* Begin Stored data *

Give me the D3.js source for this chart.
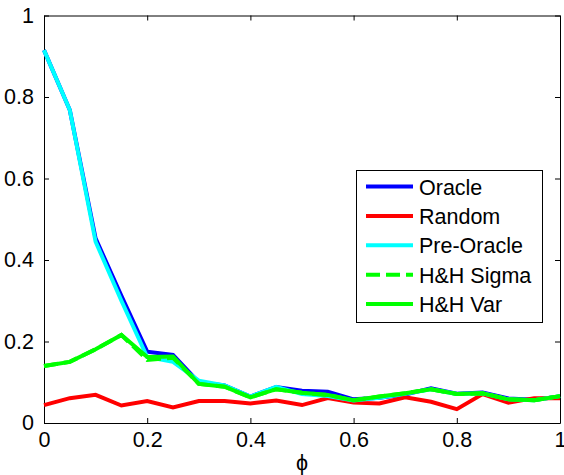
<!DOCTYPE html>
<html>
<head>
<meta charset="utf-8">
<script src="https://cdn.jsdelivr.net/npm/d3@7"></script>
<style>
  body { margin: 0; background: #fff; }
  svg { display: block; font-family: "Liberation Sans", Arial, sans-serif; }
  .axis path, .axis line { stroke: #000; }
  .axis text { font-size: 21.5px; fill: #000; }
</style>
</head>
<body>
<div id="chart"></div>
<script>
// phi values along x
const phi = [0, 0.05, 0.1, 0.15, 0.2, 0.25, 0.3, 0.35, 0.4, 0.45, 0.5,
             0.55, 0.6, 0.65, 0.7, 0.75, 0.8, 0.85, 0.9, 0.95, 1];

const oracle    = [0.915, 0.768, 0.453, 0.312, 0.175, 0.167, 0.100, 0.092, 0.065, 0.088, 0.079,
                   0.077, 0.058, 0.062, 0.070, 0.085, 0.072, 0.075, 0.060, 0.057, 0.065];
const random    = [0.044, 0.061, 0.069, 0.043, 0.054, 0.038, 0.054, 0.054, 0.048, 0.055, 0.044,
                   0.061, 0.050, 0.048, 0.063, 0.052, 0.034, 0.071, 0.050, 0.061, 0.061];
const preOracle = [0.915, 0.768, 0.445, 0.300, 0.162, 0.150, 0.104, 0.092, 0.065, 0.089, 0.071,
                   0.066, 0.055, 0.062, 0.072, 0.083, 0.071, 0.073, 0.058, 0.056, 0.066];
const hhSigma   = [0.140, 0.150, 0.181, 0.216, 0.155, 0.160, 0.096, 0.089, 0.063, 0.083, 0.074,
                   0.069, 0.056, 0.065, 0.073, 0.083, 0.071, 0.073, 0.058, 0.056, 0.066];
const hhVar     = [0.140, 0.150, 0.181, 0.216, 0.162, 0.163, 0.096, 0.089, 0.063, 0.083, 0.074,
                   0.069, 0.056, 0.065, 0.073, 0.083, 0.071, 0.073, 0.058, 0.056, 0.066];

const seriesNames = ["Oracle", "Random", "Pre-Oracle", "H&H Sigma", "H&H Var"];
const seriesValues = [oracle, random, preOracle, hhSigma, hhVar];
const seriesColors = ["#0000ff", "#ff0000", "#00ffff", "#00ff00", "#00ff00"];
const seriesDash = [null, null, null, "14,6", null];

const xTicks = [0, 0.2, 0.4, 0.6, 0.8, 1];
const yTicks = [0, 0.2, 0.4, 0.6, 0.8, 1];

const W = 564, H = 475;
const m = { left: 44, right: 4, top: 15.5, bottom: 52 };

const svg = d3.select("#chart").append("svg")
  .attr("width", W)
  .attr("height", H);

const x = d3.scaleLinear().domain([0, 1]).range([m.left, W - m.right]);
const y = d3.scaleLinear().domain([0, 1]).range([H - m.bottom, m.top]);

const fmt = d => d === 0 || d === 1 ? String(d) : d3.format(".1f")(d);

// axes: ticks point inward, box on all four sides
svg.append("g").attr("class", "axis")
  .attr("transform", `translate(0,${y(0)})`)
  .call(d3.axisBottom(x).tickValues(xTicks).tickFormat(fmt).tickSizeInner(-5).tickSizeOuter(0).tickPadding(9));

svg.append("g").attr("class", "axis")
  .attr("transform", `translate(0,${y(1)})`)
  .call(d3.axisTop(x).tickValues(xTicks).tickFormat("").tickSizeInner(-5).tickSizeOuter(0));

svg.append("g").attr("class", "axis")
  .attr("transform", `translate(${x(0)},0)`)
  .call(d3.axisLeft(y).tickValues(yTicks).tickFormat(fmt).tickSizeInner(-5).tickSizeOuter(0).tickPadding(10));

svg.append("g").attr("class", "axis")
  .attr("transform", `translate(${x(1)},0)`)
  .call(d3.axisRight(y).tickValues(yTicks).tickFormat("").tickSizeInner(-5).tickSizeOuter(0));

// x label
svg.append("text")
  .attr("x", (x(0) + x(1)) / 2)
  .attr("y", 470)
  .attr("text-anchor", "middle")
  .style("font-size", "21.5px")
  .text("ϕ");

// lines
const line = d3.line()
  .x((d, i) => x(phi[i]))
  .y(d => y(d));

seriesValues.forEach((vals, k) => {
  svg.append("path")
    .datum(vals)
    .attr("d", line)
    .attr("fill", "none")
    .attr("stroke", seriesColors[k])
    .attr("stroke-width", 4)
    .attr("stroke-dasharray", seriesDash[k])
    .attr("stroke-linejoin", "miter");
});

// legend
const lg = svg.append("g");
lg.append("rect")
  .attr("x", 356.5).attr("y", 170.5)
  .attr("width", 186).attr("height", 152)
  .attr("fill", "#fff").attr("stroke", "#000");

seriesNames.forEach((name, k) => {
  const cy = 186.5 + k * 29.4;
  lg.append("line")
    .attr("x1", 366).attr("x2", 413)
    .attr("y1", cy).attr("y2", cy)
    .attr("stroke", seriesColors[k])
    .attr("stroke-width", 4)
    .attr("stroke-dasharray", seriesDash[k]);
  lg.append("text")
    .attr("x", 419).attr("y", cy + 8)
    .style("font-size", "21.5px")
    .text(name);
});
</script>
</body>
</html>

* End Stored data *

> The problem
Copy exactly the lines running from the beginning of the listing through the line that has "0.55, 0.6, 0.65, 0.7, 0.75, 0.8, 0.85, 0.9, 0.95, 1];". Drop the pictures.

> Correct answer
Give me the D3.js source for this chart.
<!DOCTYPE html>
<html>
<head>
<meta charset="utf-8">
<script src="https://cdn.jsdelivr.net/npm/d3@7"></script>
<style>
  body { margin: 0; background: #fff; }
  svg { display: block; font-family: "Liberation Sans", Arial, sans-serif; }
  .axis path, .axis line { stroke: #000; }
  .axis text { font-size: 21.5px; fill: #000; }
</style>
</head>
<body>
<div id="chart"></div>
<script>
// phi values along x
const phi = [0, 0.05, 0.1, 0.15, 0.2, 0.25, 0.3, 0.35, 0.4, 0.45, 0.5,
             0.55, 0.6, 0.65, 0.7, 0.75, 0.8, 0.85, 0.9, 0.95, 1];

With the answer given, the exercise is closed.